All of this ham talk has made me want a country ham. Haven't tasted one in years.
Doc, you are truly a man of many talents!! Did everyone see Doc's Cookie Wreath thread?
http://davesgarden.com/community/forums/t/936218/
Isn't that pretty! Gosh, I used to have over 100 cookie cutters, most of them for Christmas because I made cookies to hang on the tree every year. I also made big gingerbread men and ladies for all the neighborhood kids with their names on them and a gingerbread house.
My first introduction to good 'ole real honest to goodness smoked country ham was back on the farm of my uncle somewhere about 1940 when I was a four year old. I remember little before that time. There was no electric in our village at that time and certainly nothing better than a real ice box.
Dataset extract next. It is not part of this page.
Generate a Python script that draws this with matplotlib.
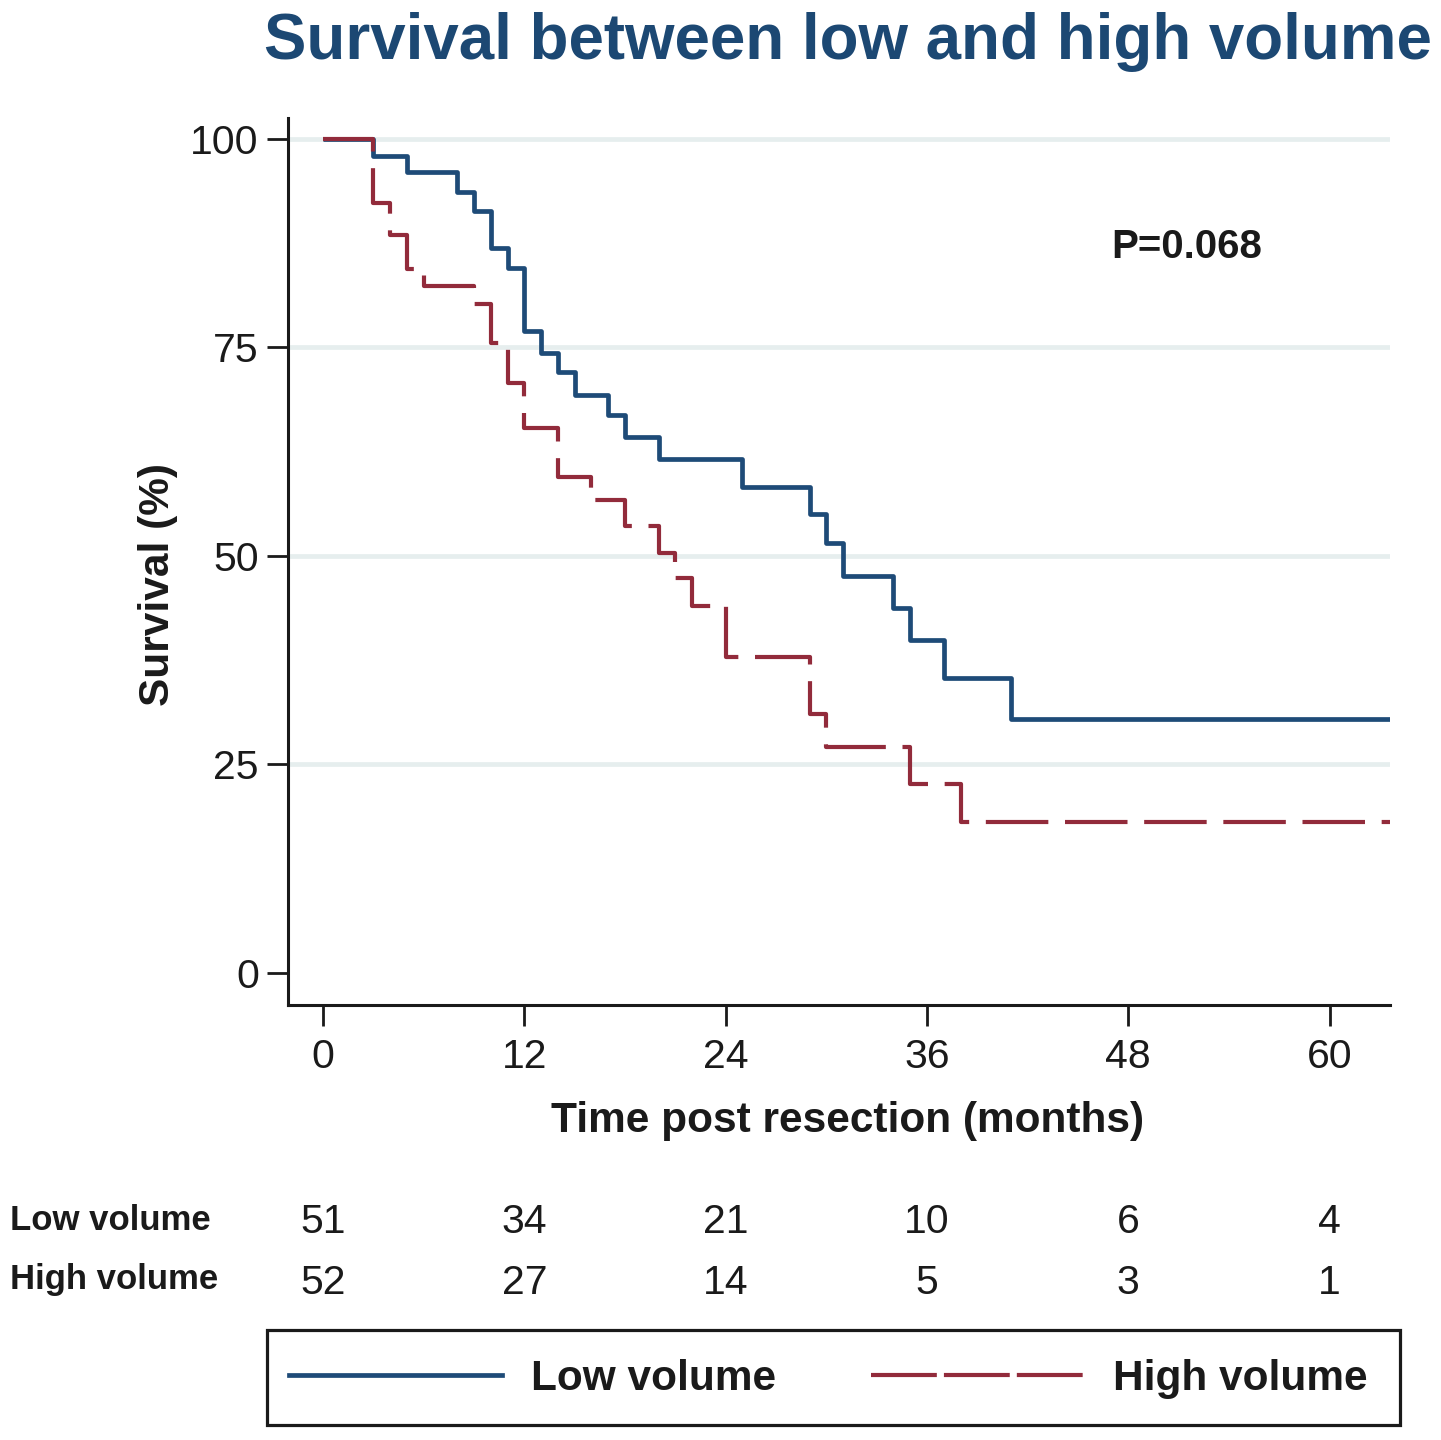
import matplotlib
matplotlib.use("Agg")
import matplotlib.pyplot as plt
from matplotlib.lines import Line2D
from matplotlib.patches import Rectangle
import matplotlib.transforms as mtransforms

plt.rcParams['font.family'] = ['Liberation Sans', 'DejaVu Sans']

# ---- data ----
low_times = [0, 3, 5, 8, 9, 10, 11, 12, 13, 14, 15, 17, 18, 20, 25, 29, 30, 31, 34, 35, 37, 41]
low_surv = [100, 98.0, 96.0, 93.6, 91.3, 86.9, 84.5, 77.0, 74.3, 72.0, 69.3, 66.9, 64.3,
            61.6, 58.3, 55.0, 51.6, 47.6, 43.8, 39.9, 35.4, 30.5]
high_times = [0, 3, 4, 5, 6, 9, 10, 11, 12, 14, 16, 18, 20, 21, 22, 24, 29, 30, 35, 38]
high_surv = [100, 92.3, 88.5, 84.4, 82.4, 80.2, 75.5, 70.7, 65.3, 59.5, 56.7, 53.6, 50.3,
             47.3, 44.0, 37.9, 31.0, 27.1, 22.6, 18.1]
follow_end = 63.6

risk_times = [0, 12, 24, 36, 48, 60]
risk_low = [51, 34, 21, 10, 6, 4]
risk_high = [52, 27, 14, 5, 3, 1]

x_ticks = [0, 12, 24, 36, 48, 60]
y_ticks = [0, 25, 50, 75, 100]
grid_levels = [25, 50, 75, 100]

title = "Survival between low and high volume"
xlabel = "Time post resection (months)"
ylabel = "Survival (%)"
p_text = "P=0.068"
group_labels = ["Low volume", "High volume"]

blue = "#1E4B78"
red = "#922B3B"
title_col = "#1C4873"
grid_col = "#E6EEEE"
txt = "#1a1a1a"

fig = plt.figure(figsize=(14.41, 14.40), dpi=100)
ax = fig.add_axes([288/1441, 1-1005/1440, (1390-288)/1441, (1005-118)/1440])

for g in grid_levels:
    ax.axhline(g, color=grid_col, lw=3.4, zorder=0)

ax.step(low_times + [follow_end], low_surv + [low_surv[-1]], where='post',
        color=blue, lw=3.4, zorder=2, solid_capstyle='butt')
ax.step(high_times + [follow_end], high_surv + [high_surv[-1]], where='post',
        color=red, lw=3.0, zorder=3, dashes=(15, 4), dash_capstyle='butt')

ax.set_xlim(-2.09, 63.6)
ax.set_ylim(-3.84, 102.5)
ax.set_xticks(x_ticks)
ax.set_yticks(y_ticks)
ax.tick_params(axis='both', direction='out', length=15, width=2.0, labelsize=29.5,
               colors=txt)
ax.tick_params(axis='x', pad=9)
ax.tick_params(axis='y', pad=6)
for s in ['top', 'right']:
    ax.spines[s].set_visible(False)
for s in ['left', 'bottom']:
    ax.spines[s].set_linewidth(2.2)
    ax.spines[s].set_color(txt)

ax.text(47.0, 85.7, p_text, fontsize=29, fontweight='bold', color=txt,
        ha='left', va='baseline')

fig.text(848/1441, 1-59/1440, title, fontsize=45.8, fontweight='bold', color=title_col,
         ha='center', va='baseline')
fig.text(848/1441, 1-1132/1440, xlabel, fontsize=30.5, fontweight='bold', color=txt,
         ha='center', va='baseline')
fig.text(158/1441, 1-585/1440, ylabel, fontsize=30.5, fontweight='bold', color=txt,
         ha='center', va='center', rotation=90)

# risk table
trans = mtransforms.blended_transform_factory(ax.transData, fig.transFigure)
row_y = [1-1222/1440, 1-1283/1440]
label_y = [1-1220/1440, 1-1280/1440]
for lab, yy in zip(group_labels, label_y):
    fig.text(10/1441, yy, lab, fontsize=25, fontweight='bold', color=txt,
             ha='left', va='center')
for vals, yy in zip([risk_low, risk_high], row_y):
    for t, v in zip(risk_times, vals):
        ax.text(t, yy, str(v), transform=trans, fontsize=29.5, color=txt,
                ha='center', va='center')

# legend
fig.patches.append(Rectangle((267/1441, 1-1425/1440), (1400-267)/1441, (1425-1330)/1440,
                             transform=fig.transFigure, fill=False, edgecolor=txt,
                             lw=2.3, zorder=5))
handles = [Line2D([], [], color=blue, lw=3.4),
           Line2D([], [], color=red, lw=3.0, dashes=(15.8, 1.7), dash_capstyle='butt')]
leg = fig.legend(handles, group_labels, loc='center',
                 bbox_to_anchor=(828/1441, 1-1379/1440), ncol=2, frameon=False,
                 prop={'size': 30.5, 'weight': 'bold'}, handlelength=5.03,
                 handletextpad=0.68, columnspacing=2.24)
for t in leg.get_texts():
    t.set_color(txt)

fig.savefig("out.png", dpi=100)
At that time the ice man hauled ice on a horse drawn delivery wagon using ice cut off the area creeks. We had a country store that was somewhat like an inside year-a-round local goods market and evening gathering place around the pot belly stove come winter. Most farms had butchering. Those farms were the source of smoked country hams. It was a luxury indeed to have a whole ham or two hanging in your own attic. Otherwise the cook went to the store and bought fifty cents worth for a ham and beans dinner.
By about 1950 the federal government made such historical ham smoking places like Smithfield Hams in Virginia line their hundreds of years old smoke houses with stainless steel....and steam the smoke off the lining to keep it clean. That was the end of the famous smoked hams because the flavor came from the saturated timbers and wood of the smoke houses. From that point forward it has been chemical smoke out of a bottle and the good 'ole hams 'aint no more.....unless you know a farm that still does real smoke cured ham for family use. We do and we are not telling anyone! You will have to find your own black market.